To help the volunteers coordinate activities effectively, a Covid 19 response map, hosted on our community website, was developed.  This map, restricted to volunteers, shows where each volunteer lives, all residential properties, and reference to a separate and secure list of volunteers willing to share their email addresses with the group.  Volunteers then arrange response activities within their locality.  This is working really well.

Covid 19 response maps were prepared for two other resilient community groups in Berwickshire.  One group leader reported that “I would fully support this [response map] as a valuable asset to any resilient group or hub.”  The Scottish Borders Council’s emergency planning officer plans to encourage the adoption of interactive maps for more resilient community groups in the Scottish Borders, both for ongoing and future emergencies.  A recent Scottish Rural Action report on the impact of Covid 19 on rural communities found that a lack of maps of ‘who lives where’ was ranked as a significant obstacle to response activities.

Below is a view of our Gavinton response map, showing a few fictional locations (for privacy).  Online maps, viewed on computers or mobile devices, allow the user to zoom in and switch to an aerial view.

We believe other CCs and resilient community groups would benefit from hosting interactive maps on their websites, and we would welcome the opportunity to share our mapping experience.

Example of Gavinton response map

Other maps are available on their website: https://www.gavinton.net/community-council/maps/

Email info@gavinton.net if you’d like further information.

Scottish Borders Council have 62 of their 69 Community Councils signed up to their Resilient Communities initiative. These Resilient Communities Groups (RCG’s) have carried out various support and assistance tasks within their communities, from providing hot meals, food & prescription deliveries, to simple befriending, a huge amount of varied tasks were completed, and the RCG’s provided feedback on the activities on a weekly basis.  View the Gavinton, Fogo & Polwarth CC’s Resilient Communities Plan.

Emergency Planning Officer Jim Fraser said: “The RCG group in Berwickshire, Gavinton, Fogo & Polwarth has rightly challenged us with regard to the use of Local Authority GIS data and mapping and the interaction of both whilst responding to an emergency. We have tried to support this locally but we’re acutely aware that a national approach may be of more benefit and a proposed national geospatial mapping platform or project would be of great benefit to us and our local responders - we’d be more than willing to support this.

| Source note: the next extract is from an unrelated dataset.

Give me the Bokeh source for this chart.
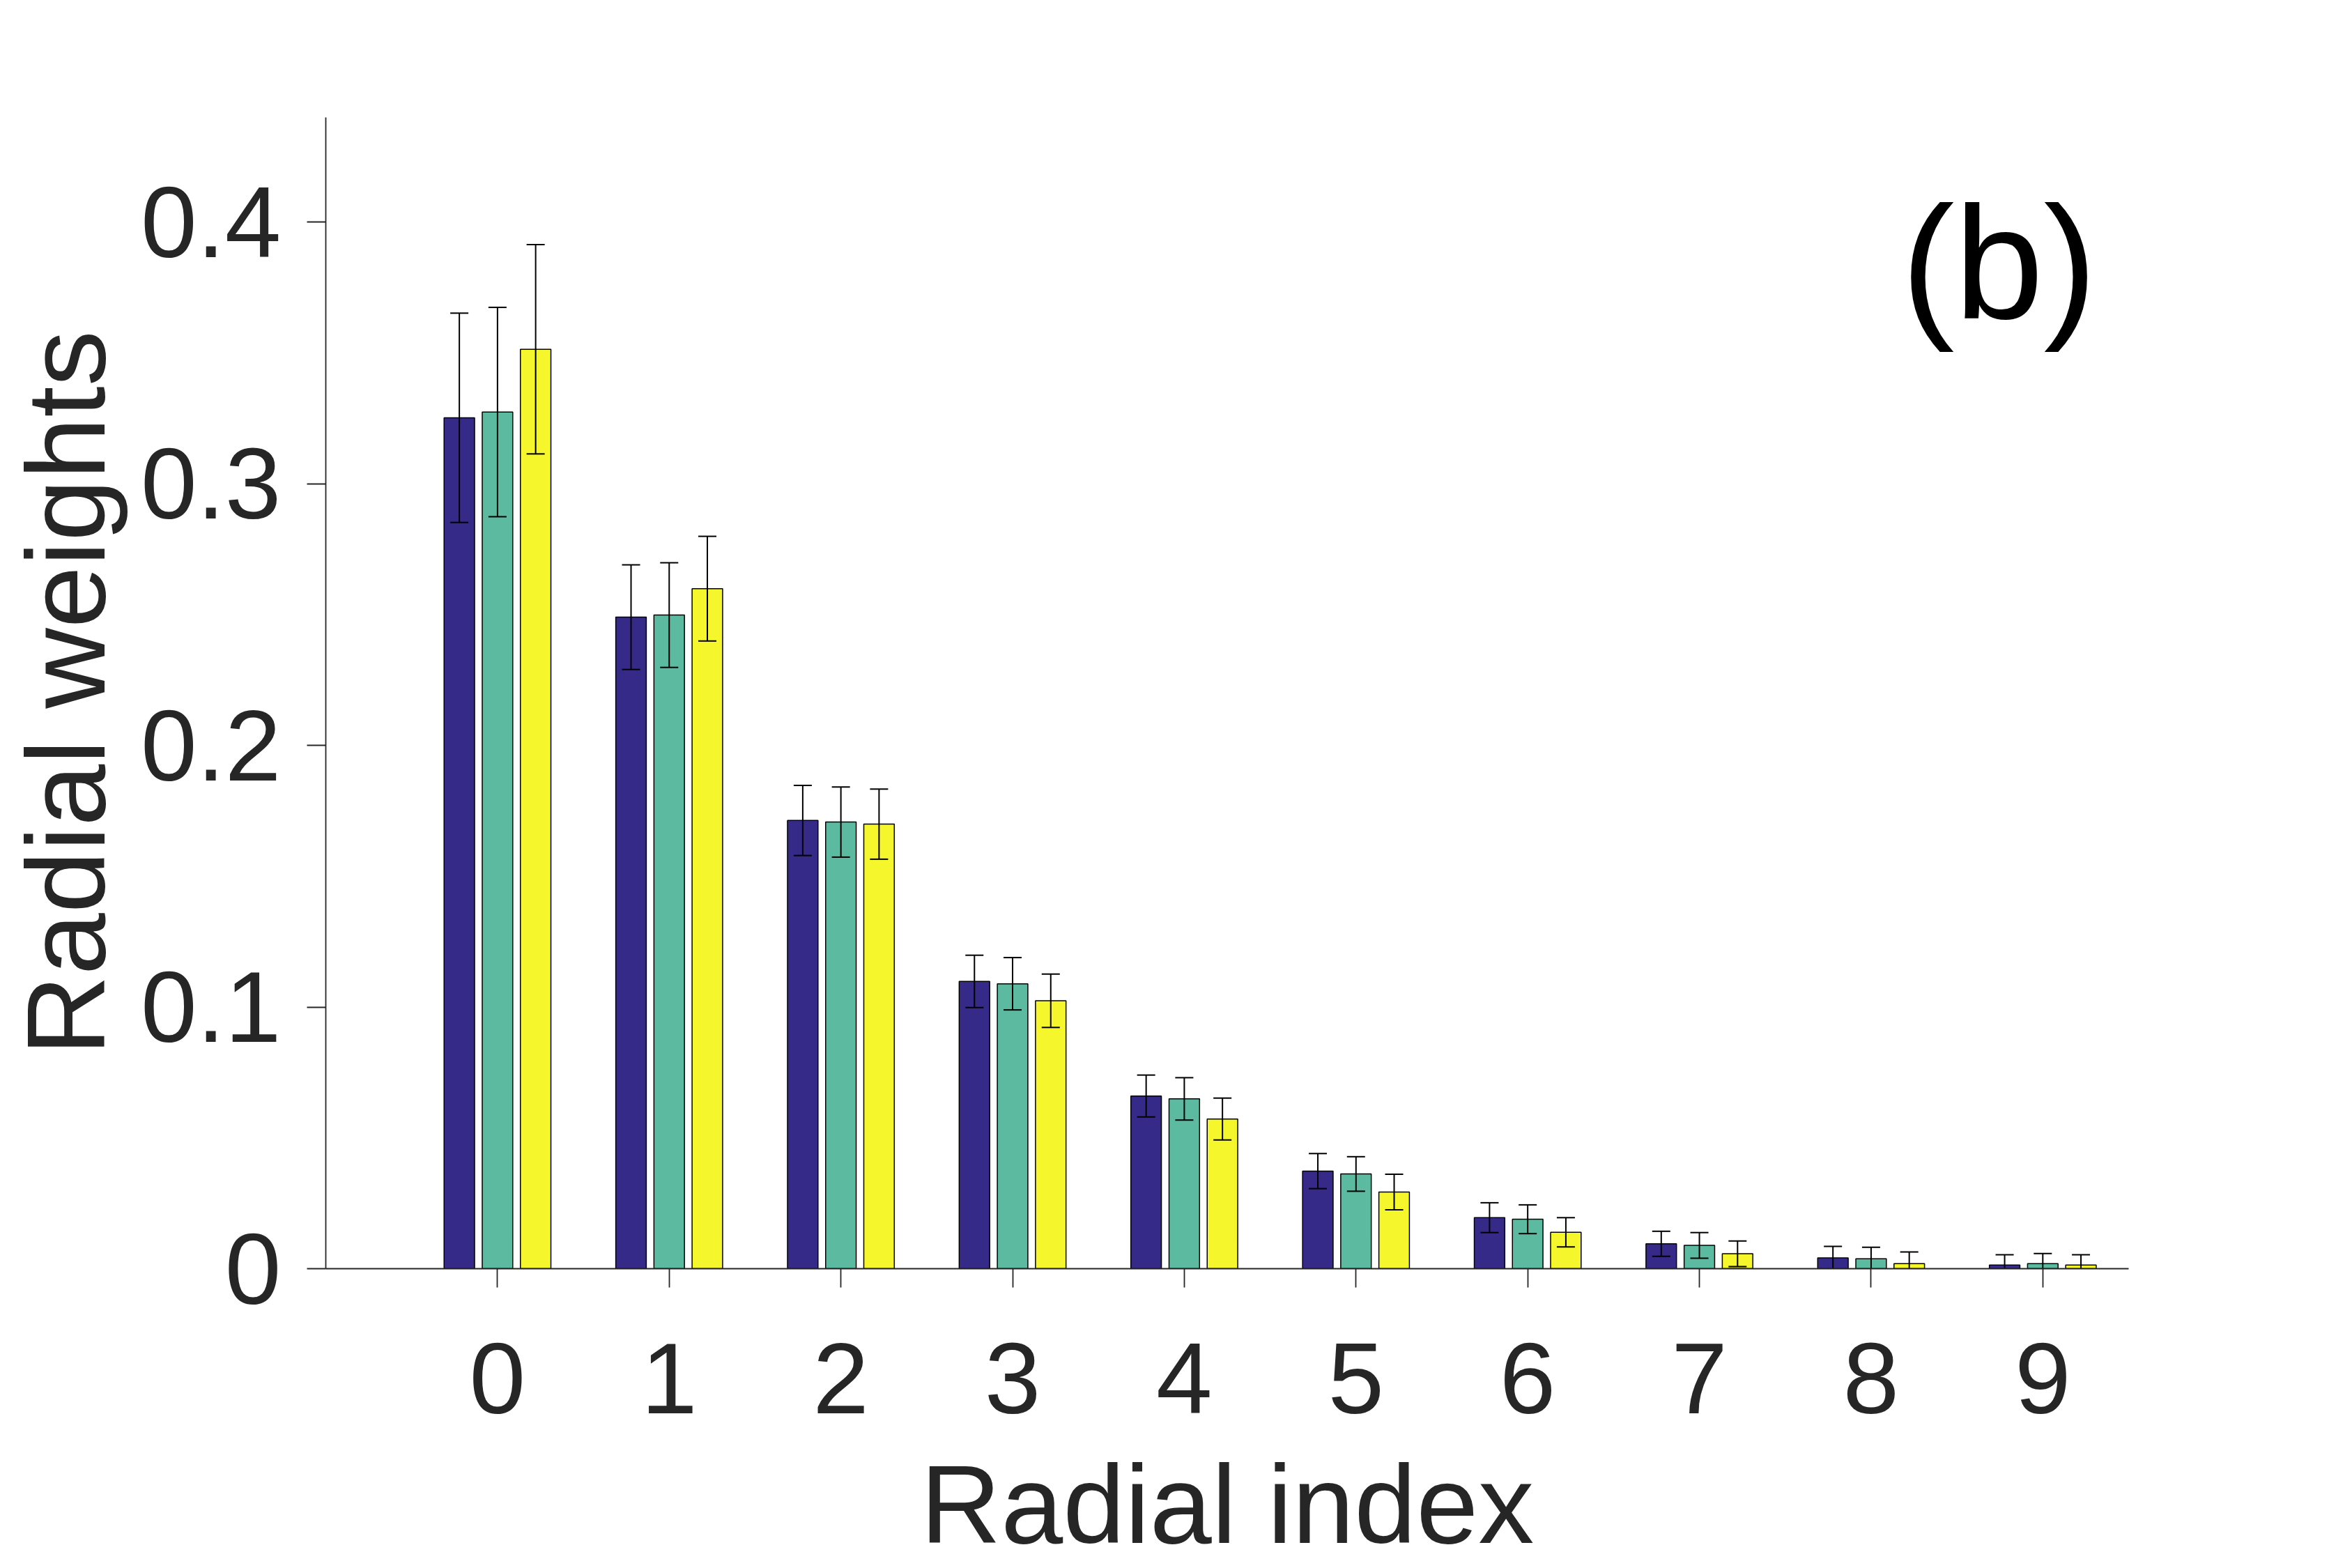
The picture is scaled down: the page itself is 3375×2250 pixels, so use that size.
import numpy as np
from bokeh.plotting import figure
from bokeh.models import ColumnDataSource, FixedTicker, CustomJSTickFormatter, Range1d
from bokeh.core.properties import value
from bokeh.embed import file_html
from bokeh.resources import INLINE

# ---- data ----
radial_index = [0, 1, 2, 3, 4, 5, 6, 7, 8, 9]
series_a = [0.3252, 0.2490, 0.1713, 0.1098, 0.0660, 0.0373, 0.0195, 0.0095, 0.0041, 0.0014]
series_a_err = [0.0400, 0.0200, 0.0134, 0.0100, 0.0080, 0.0067, 0.0057, 0.0048, 0.0044, 0.0039]
series_b = [0.3274, 0.2498, 0.1707, 0.1089, 0.0649, 0.0362, 0.0189, 0.0089, 0.0038, 0.0019]
series_b_err = [0.0400, 0.0200, 0.0134, 0.0100, 0.0081, 0.0066, 0.0055, 0.0049, 0.0044, 0.0039]
series_c = [0.3514, 0.2599, 0.1699, 0.1024, 0.0572, 0.0293, 0.0139, 0.0057, 0.0019, 0.0014]
series_c_err = [0.0400, 0.0200, 0.0134, 0.0102, 0.0080, 0.0068, 0.0056, 0.0049, 0.0045, 0.0039]
y_ticks = [0, 0.1, 0.2, 0.3, 0.4]
panel_label = "(b)"
x_title = "Radial index"
y_title = "Radial weights"

colors = ["#352A87", "#5BBA9F", "#F6F62C"]
FONT = "Liberation Sans"
TXT = "#262626"

x_lo, x_hi = -1, 9.5
p = figure(width=3375, height=2250, output_backend="svg", toolbar_location=None,
           x_range=Range1d(x_lo, x_hi), y_range=Range1d(0, 0.44),
           min_border_left=467, min_border_right=321, min_border_top=168, min_border_bottom=428)
p.background_fill_color = "white"
p.border_fill_color = "white"
p.outline_line_color = None
p.grid.visible = False

group_w = 3 / (3 + 1.5)
offset = group_w / 3
bar_w = offset * 0.8

x = np.array(radial_index, dtype=float)
for i, (vals, errs) in enumerate([(series_a, series_a_err), (series_b, series_b_err), (series_c, series_c_err)]):
    xs = x + (i - 1) * offset
    v = np.array(vals)
    e = np.array(errs)
    src = ColumnDataSource(dict(x=xs, top=v, upper=v + e, lower=v - e))
    p.vbar(x="x", top="top", bottom=0, width=bar_w, source=src,
           fill_color=colors[i], line_color="black", line_width=1.5)
    p.segment(x0="x", y0="lower", x1="x", y1="upper", source=src,
              line_color="black", line_width=2)
    p.scatter(x="x", y="upper", source=src, marker="dash", size=26,
              line_color="black", line_width=2)
    p.scatter(x="x", y="lower", source=src, marker="dash", size=26,
              line_color="black", line_width=2)

p.text(x=[8.745], y=[0.3843], text=[panel_label], text_font=value(FONT),
       text_font_size="230px", text_align="center", text_baseline="middle",
       text_color="black")

for ax in (p.xaxis[0], p.yaxis[0]):
    ax.axis_line_color = TXT
    ax.axis_line_width = 1.8
    ax.major_tick_line_color = TXT
    ax.major_tick_line_width = 1.8
    ax.major_tick_in = 0
    ax.major_tick_out = 27
    ax.minor_tick_line_color = None
    ax.major_label_text_font = FONT
    ax.major_label_text_font_size = "145px"
    ax.major_label_text_color = TXT
    ax.axis_label_text_font = FONT
    ax.axis_label_text_font_size = "160px"
    ax.axis_label_text_color = TXT
    ax.axis_label_text_font_style = "normal"

p.xaxis.ticker = FixedTicker(ticks=radial_index)
p.yaxis.ticker = FixedTicker(ticks=y_ticks)
p.yaxis.formatter = CustomJSTickFormatter(code="return tick.toFixed(1).replace(/\\.0$/, '');")
p.xaxis.axis_label = x_title
p.yaxis.axis_label = y_title
p.xaxis.major_label_standoff = 80
p.xaxis.axis_label_standoff = 38
p.yaxis.major_label_standoff = 37
p.yaxis.axis_label_standoff = 15

open("out.html", "w").write(file_html(p, INLINE))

"I have no doubt that the team at Gavinton, Fogo and Polwarth Community Council would be willing to assist and share their expertise and knowledge of how this mapping can be used locally.”

There are a number of affordable and easy to use mapping tools that community groups are increasingly using to create maps like the above. Parish Online is one such tool that should soon be available in Scotland (albeit with a different name). This provides a very simple interface, with lots of useful Ordnance Survey and Local Authority data that can be used to communicate key messages and facilities to communities. It also allows the community to start mapping their own neighbourhood, for example, recording safety features like defibrillator locations and water life belts or recording the nature of fast moving emergency events like flooding.

Another tool that is commonly used across the world for such mapping is ESRI’s ArcGIS online. This is a slightly more complex tool to use but allows more compelling and engaging ‘story maps’ to be created about specific geographic features in a community (see their gallery).